Driving Higher Returns

Rosenfeld, who reported that Blackstone was witnessing “exciting” levels of interest in U.K. real estate from institutional investors from Asia Pacific, said it was “really important” to demonstrate to these would-be fund investors a strategic focus on logistics, residential, life sciences, travel and leisure. The majority of Blackstone’s investment activities in the present market, he confirmed, were focused on such sectors.

He added that successful fundraising in this current environment required managers to demonstrate they were not “wedded to what was the orthodoxy in the past”. Rosenfeld said that Blackstone had quickly pivoted its portfolio away from the office sector in recent years. “Today, offices are less that two percent of our portfolio. Fifteen years ago, it was about 50 percent.”

Michael Kovacs, partner, Castleforge, said there was an increasing opportunity for private equity firms to provide debt for a market in which traditional bank lenders were shying away from the sector: “A lot of [limited partners] are wondering about real estate private credit strategies,” he said.

“There are a lot of mezzanine situations, rescue capital situations [available], to lend to somebody that has borrowed against an asset that really had no longevity of income but had worked until now because of cheap finance, and now both of those in the reverse polarity year now at, hey, you can get 15 percent [return].”

From a borrower’s perspective, however, lack of debt capital is responsible for low levels of investment transactions, said Wilman.

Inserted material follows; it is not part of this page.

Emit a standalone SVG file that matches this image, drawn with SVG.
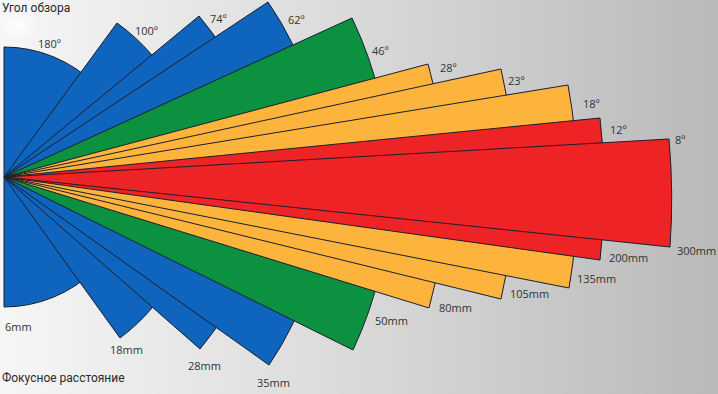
<svg xmlns="http://www.w3.org/2000/svg" width="718" height="394" viewBox="0 0 718 394">
<defs>
<linearGradient id="bg" x1="0" y1="0" x2="1" y2="0">
<stop offset="0" stop-color="#f6f6f6"/>
<stop offset="0.45" stop-color="#dcdcdc"/>
<stop offset="1" stop-color="#b9b9b9"/>
</linearGradient>
<radialGradient id="glow" cx="0.5" cy="0.5" r="0.5">
<stop offset="0" stop-color="#ffffff" stop-opacity="0.9"/>
<stop offset="1" stop-color="#ffffff" stop-opacity="0"/>
</radialGradient>
</defs>
<style>
.s{stroke:#1a1f2e;stroke-width:1;stroke-linejoin:miter}
.blue{fill:#0f64bd}
.green{fill:#0b9140}
.orange{fill:#fdb43c}
.red{fill:#ee2325}
.lbl{font-family:"Open Sans","Liberation Sans",sans-serif;font-size:11px;fill:#333}
.ttl{font-family:Roboto,"Liberation Sans",sans-serif;font-size:12px;fill:#2a2a2a}
</style>
<rect width="718" height="394" fill="url(#bg)"/>
<ellipse cx="18" cy="25" rx="22" ry="16" fill="url(#glow)"/>
<g id="sectors">
<path id="s180" class="s blue" d="M4,177 L4,47 A130,130 0 0,1 4,307 Z"/>
<path id="s100" class="s blue" d="M4,177 L117,23 A195,195 0 0,1 120,338 Z"/>
<path id="s74" class="s blue" d="M4,177 L199,16 A256,256 0 0,1 200,349 Z"/>
<path id="s62" class="s blue" d="M4,177 L268,2 A321,321 0 0,1 269,365 Z"/>
<path id="s46" class="s green" d="M4,177 L352,18 A386,386 0 0,1 353,350 Z"/>
<path id="s28" class="s orange" d="M4,177 L428,64 A441,441 0 0,1 429,308 Z"/>
<path id="s23" class="s orange" d="M4,177 L501,69 A510,510 0 0,1 501,299 Z"/>
<path id="s18" class="s orange" d="M4,177 L568,85 A574,574 0 0,1 569,288 Z"/>
<path id="s12" class="s red" d="M4,177 L600,118 A600,600 0 0,1 600,260 Z"/>
<path id="s8" class="s red" d="M4,177 L669,139 A668,668 0 0,1 670,247 Z"/>
</g>
<g id="angles">
<text class="lbl" x="38" y="48">180º</text>
<text class="lbl" x="135" y="35">100º</text>
<text class="lbl" x="210" y="23">74º</text>
<text class="lbl" x="288" y="24">62º</text>
<text class="lbl" x="372" y="55">46º</text>
<text class="lbl" x="440" y="72">28º</text>
<text class="lbl" x="508" y="85">23º</text>
<text class="lbl" x="583" y="108">18º</text>
<text class="lbl" x="610" y="134">12º</text>
<text class="lbl" x="675" y="144">8º</text>
</g>
<g id="focal">
<text class="lbl" x="5" y="331">6mm</text>
<text class="lbl" x="110" y="354">18mm</text>
<text class="lbl" x="188" y="370">28mm</text>
<text class="lbl" x="257" y="387">35mm</text>
<text class="lbl" x="375" y="325">50mm</text>
<text class="lbl" x="439" y="312">80mm</text>
<text class="lbl" x="510" y="298">105mm</text>
<text class="lbl" x="577" y="283">135mm</text>
<text class="lbl" x="609" y="262">200mm</text>
<text class="lbl" x="677" y="255">300mm</text>
</g>
<text class="ttl" x="2" y="12">Угол обзора</text>
<text class="ttl" x="2" y="382">Фокусное расстояние</text>
</svg>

Global investment volumes, according to the latest data from MSCI and RCA, declined by 50 percent compared during the first quarter of the year compared with the same period in 2022.

Wilman said Federated Hermes had seen “a lot of lenders going back to core clients” and added this was creating an unreliable lending environment for borrowers, whereby it was difficult to complete deals if using debt.

“You can find yourself in a situation halfway through a transaction where the debt provider changes its mind or changes the rate,” she said.

Wilman added: “This is why there isn’t as much investment volume at the moment, and it looks like it might remain that way for a while until the banks get more confidence.”